As a girl who remembers a dynamic father in the winding confusions of Naran and Chhangla Gali, and who strolls through the labyrinthine streets of Shahalmi in nippy fall with a chaskay-baz father eating fresh gulab jaman and sharing viewpoints, she falls into the category of the sentimental daughter. Their relationship automatically becomes romanticized, no matter how they may resist talking about its romance. And she may well share the same sentimentality in her marriage. But how she chooses to live defies the romance that such sentimentality beckons.
As far as Freud goes, Mira fails to be a daughter, for she has bypassed her father’s authority by not incorporating his will in her decision to marry. But even though Shoaib feigns furious flashes and flares and exclaims with impugnation that he had to hear of his daughter’s decision to marry from friends-of-friends, there is the understanding in him that this is his daughter, and he cannot possibly drown his affections by his roaring. And if I understood him well then even his roaring is simply produced as humor.

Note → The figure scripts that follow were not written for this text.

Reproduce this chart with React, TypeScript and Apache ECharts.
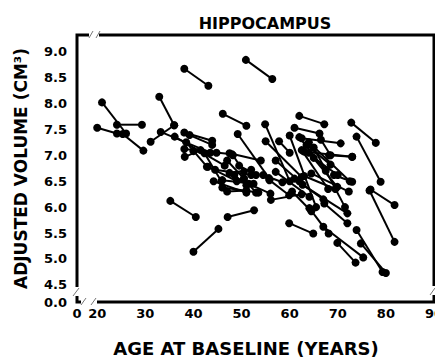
import React, { useEffect, useRef } from "react";
import * as echarts from "echarts";

// Each subject: baseline (age, volume) -> follow-up (age, volume)
const baseAge = [20.0, 21.0, 24.1, 25.3, 31.1, 32.9, 33.2, 36.1, 38.1, 38.1, 39.2, 38.1, 38.2, 40.0, 38.5, 35.2, 40.0, 42.3, 43.0, 44.5, 44.2, 46.0, 46.0, 47.0, 47.0, 47.5, 49.5, 47.5, 48.2, 49.2, 50.5, 46.1, 50.9, 47.1, 48.5, 51.5, 54.9, 55.0, 57.8, 57.1, 55.8, 56.1, 54.5, 59.9, 60.0, 60.5, 62.0, 61.0, 62.5, 62.0, 62.5, 63.0, 63.5, 64.0, 63.0, 64.5, 65.0, 66.5, 57.1, 62.7, 67.2, 64.1, 67.0, 69.9, 69.2, 61.0, 68.2, 72.8, 73.9, 76.8, 76.6, 73.9, 74.8, 64.0, 65.0];
const baseVol = [7.53, 8.02, 7.59, 7.41, 7.26, 8.13, 7.45, 7.36, 8.67, 7.44, 7.39, 7.12, 6.97, 7.08, 7.25, 6.12, 5.14, 7.04, 6.78, 6.72, 6.50, 6.52, 6.38, 6.30, 6.90, 6.66, 6.80, 7.04, 7.00, 7.41, 6.55, 7.80, 8.84, 5.81, 6.62, 6.45, 7.60, 7.27, 7.27, 6.90, 6.52, 6.14, 6.62, 5.69, 7.38, 6.30, 7.76, 7.53, 7.33, 7.35, 7.10, 7.07, 7.20, 7.25, 6.60, 6.65, 6.95, 7.30, 6.68, 6.43, 6.07, 5.98, 5.62, 5.31, 6.62, 6.55, 7.00, 7.63, 7.36, 6.34, 6.32, 5.56, 5.30, 7.05, 7.15];
const followAge = [24.1, 26.0, 29.3, 29.6, 36.0, 36.0, 43.5, 46.5, 43.1, 43.9, 43.9, 48.0, 41.5, 44.8, 42.8, 40.5, 45.2, 45.8, 49.0, 52.0, 51.0, 52.5, 53.5, 51.0, 50.5, 52.0, 53.0, 54.0, 50.5, 55.7, 53.0, 51.0, 56.4, 52.6, 51.0, 56.0, 60.0, 62.5, 60.0, 62.0, 59.9, 62.5, 58.5, 64.9, 65.5, 64.5, 67.2, 66.2, 70.6, 67.5, 68.0, 73.0, 68.5, 72.5, 69.5, 72.3, 70.0, 68.5, 64.1, 72.0, 72.0, 68.1, 75.3, 73.7, 73.0, 67.0, 73.0, 77.9, 78.9, 81.8, 81.8, 79.3, 80.0, 69.9, 71.5];
const followVol = [7.42, 7.42, 7.59, 7.09, 7.58, 7.58, 7.05, 6.80, 8.34, 7.28, 7.20, 7.02, 7.10, 7.05, 6.78, 5.81, 5.58, 6.50, 6.50, 6.62, 6.28, 6.45, 6.28, 6.32, 6.55, 6.72, 6.62, 6.90, 6.68, 6.56, 6.28, 7.57, 8.47, 5.94, 6.42, 6.26, 6.50, 6.58, 7.05, 6.50, 6.23, 6.25, 6.48, 5.49, 6.00, 5.92, 7.60, 7.42, 7.23, 6.70, 6.35, 6.97, 6.82, 6.50, 6.35, 6.30, 6.62, 7.00, 6.20, 5.88, 5.69, 5.49, 5.03, 4.93, 6.49, 6.15, 6.97, 7.24, 6.49, 6.04, 5.33, 4.75, 4.73, 6.39, 6.00];

// Axis ticks (the broken-axis start is labelled 0)
const xBreakValue = 15.8;
const xTicks = [xBreakValue, 20, 30, 40, 50, 60, 70, 80, 90];
const yBreakValue = 4.17;
const yTicks = [yBreakValue, 4.5, 5.0, 5.5, 6.0, 6.5, 7.0, 7.5, 8.0, 8.5, 9.0];

const FONT = "DejaVu Sans";

export default function App() {
  const ref = useRef<HTMLDivElement>(null);
  useEffect(() => {
    document.body.style.margin = "0";
    if (!ref.current) return;
    const chart = echarts.init(ref.current, null, { renderer: "svg" });
    const series = baseAge.map((a, i) => ({
      type: "line" as const,
      data: [
        [a, baseVol[i]],
        [followAge[i], followVol[i]],
      ],
      symbol: "circle",
      symbolSize: 8,
      showSymbol: true,
      itemStyle: { color: "#000" },
      lineStyle: { color: "#000", width: 2 },
      silent: true,
    }));
    const gapLine = (x1: number, y1: number, x2: number, y2: number) => ({
      type: "line",
      z: 101,
      shape: { x1, y1, x2, y2 },
      style: { stroke: "#777", lineWidth: 1 },
    });
    const gapRect = (x: number, y: number, width: number, height: number) => ({
      type: "rect",
      z: 100,
      shape: { x, y, width, height },
      style: { fill: "#fff" },
    });
    chart.setOption({
      animation: false,
      backgroundColor: "#fff",
      title: {
        text: "HIPPOCAMPUS",
        left: 260,
        top: 10,
        textAlign: "center",
        textStyle: { fontFamily: FONT, fontWeight: "bold", fontSize: 16, color: "#000" },
      },
      grid: {
        left: 77,
        top: 35,
        right: 1,
        bottom: 61,
        show: true,
        borderColor: "#000",
        borderWidth: 3,
        containLabel: false,
        outerBoundsMode: "none",
      },
      xAxis: {
        type: "value",
        min: xBreakValue,
        max: 90,
        name: "AGE AT BASELINE (YEARS)",
        nameLocation: "middle",
        nameGap: 37,
        nameTextStyle: {
          fontFamily: FONT,
          fontWeight: "bold",
          fontSize: 18,
          color: "#000",
          padding: [0, 19, 0, 0],
        },
        axisLine: { show: false },
        axisTick: { show: false, customValues: xTicks },
        splitLine: { show: false },
        axisLabel: {
          customValues: xTicks,
          showMinLabel: true,
          showMaxLabel: true,
          margin: 5,
          fontFamily: FONT,
          fontWeight: "bold",
          fontSize: 13,
          color: "#000",
          formatter: (v: number) => (v < 19 ? "0" : String(v)),
        },
      },
      yAxis: {
        type: "value",
        min: yBreakValue,
        max: 9.32,
        name: "ADJUSTED VOLUME (CM³)",
        nameLocation: "middle",
        nameGap: 48,
        nameTextStyle: { fontFamily: FONT, fontWeight: "bold", fontSize: 17, color: "#000" },
        axisLine: { show: false },
        axisTick: { show: false, customValues: yTicks },
        splitLine: { show: false },
        axisLabel: {
          customValues: yTicks,
          showMinLabel: true,
          showMaxLabel: true,
          margin: 10,
          fontFamily: FONT,
          fontWeight: "bold",
          fontSize: 13,
          color: "#000",
          formatter: (v: number) => (v < 4.3 ? "0.0" : v.toFixed(1)),
        },
      },
      graphic: [
        // left axis break
        gapRect(72, 287, 10, 9),
        gapLine(73, 296, 79, 288),
        // bottom axis break
        gapRect(81, 297, 16, 9),
        gapLine(81, 305, 86, 298),
        gapLine(91, 305, 96, 298),
        // top frame break
        gapRect(89, 30, 10, 9),
        gapLine(89, 38, 93, 31),
        gapLine(96, 38, 100, 31),
        // right frame break
        gapRect(429, 286, 7, 9),
        gapLine(430, 295, 435, 288),
      ],
      series,
    });
    return () => chart.dispose();
  }, []);
  return <div ref={ref} style={{ width: 435, height: 363 }} />;
}
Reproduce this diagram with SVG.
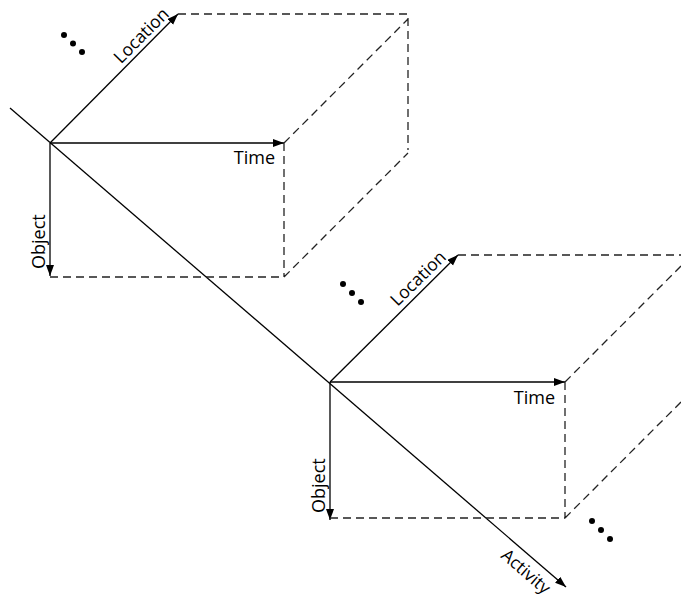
<svg xmlns="http://www.w3.org/2000/svg" width="681" height="600" viewBox="0 0 681 600">
<defs>
<marker id="arr" markerUnits="userSpaceOnUse" markerWidth="12" markerHeight="9" refX="11" refY="4" orient="auto">
<path d="M0,0 L11,4 L0,8 z" fill="#000"/>
</marker>
<style>
.ax{stroke:#000;stroke-width:1.3;fill:none;marker-end:url(#arr)}
.ln{stroke:#000;stroke-width:1.3;fill:none}
.ds{stroke:#222;stroke-width:1.3;fill:none;stroke-dasharray:8 5}
.lb{font-family:"Open Sans","Noto Sans",sans-serif;font-size:18px;fill:#000}
.dot{fill:#000}
</style>
</defs>
<rect width="681" height="600" fill="#fff"/>
<g id="connectors">
<line class="ln" x1="10" y1="108" x2="50" y2="142.5"/>
<line class="ax" x1="50" y1="142.5" x2="566" y2="587"/>
<line class="ax" x1="50" y1="143" x2="178" y2="14"/>
<line class="ax" x1="50" y1="143" x2="284" y2="143"/>
<line class="ax" x1="50" y1="143" x2="50" y2="276"/>
<line class="ax" x1="330" y1="382" x2="458" y2="255"/>
<line class="ax" x1="330" y1="382" x2="565" y2="382"/>
<line class="ax" x1="330" y1="382" x2="330" y2="520"/>
</g>
<g id="cube1">
<path class="ds" d="M178,14 H408 V150 M284,143 L408,19 M284,277 L408,153 M284,143 V277 M50,277 H284"/>
<text class="lb" style="font-size:17.5px" transform="translate(121,64.5) rotate(-45.2)">Location</text>
<text class="lb" text-anchor="end" x="275" y="164">Time</text>
<text class="lb" transform="translate(44.5,269) rotate(-90)">Object</text>
<circle class="dot" cx="64" cy="35" r="3"/>
<circle class="dot" cx="73" cy="43.5" r="3"/>
<circle class="dot" cx="82" cy="52" r="3"/>
</g>
<g id="cube2">
<path class="ds" d="M458,255 H681 M565,382 L690,257 M565,518 L690,393 M565,382 V518 M330,518 H565"/>
<text class="lb" style="font-size:17.5px" transform="translate(397.5,307) rotate(-44.5)">Location</text>
<text class="lb" text-anchor="end" x="555" y="404">Time</text>
<text class="lb" transform="translate(324.5,513) rotate(-90)">Object</text>
<circle class="dot" cx="343" cy="284" r="3"/>
<circle class="dot" cx="352" cy="293" r="3"/>
<circle class="dot" cx="361" cy="302" r="3"/>
</g>
<g id="activity">
<text class="lb" style="font-size:17.5px" transform="translate(500,557) rotate(40.8)">Activity</text>
<circle class="dot" cx="592" cy="521" r="3"/>
<circle class="dot" cx="601" cy="530" r="3"/>
<circle class="dot" cx="610" cy="539" r="3"/>
</g>
</svg>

Shoaib and Mira Hashmi are two individuals belonging to Pakistani media who represent the past and the future respectively. Their relationship with each other shapes their ideas and ultimately our entertainment. Shoaib Hashmi has delivered us well in the past, as his TV plays have come to define the very essence of Pakistani comedy, and he continues working on developing the literary talents of students here in Lahore. Mira Hashmi, on the other hand, represents a promise. And something in her manner suggests that she will certainly deliver.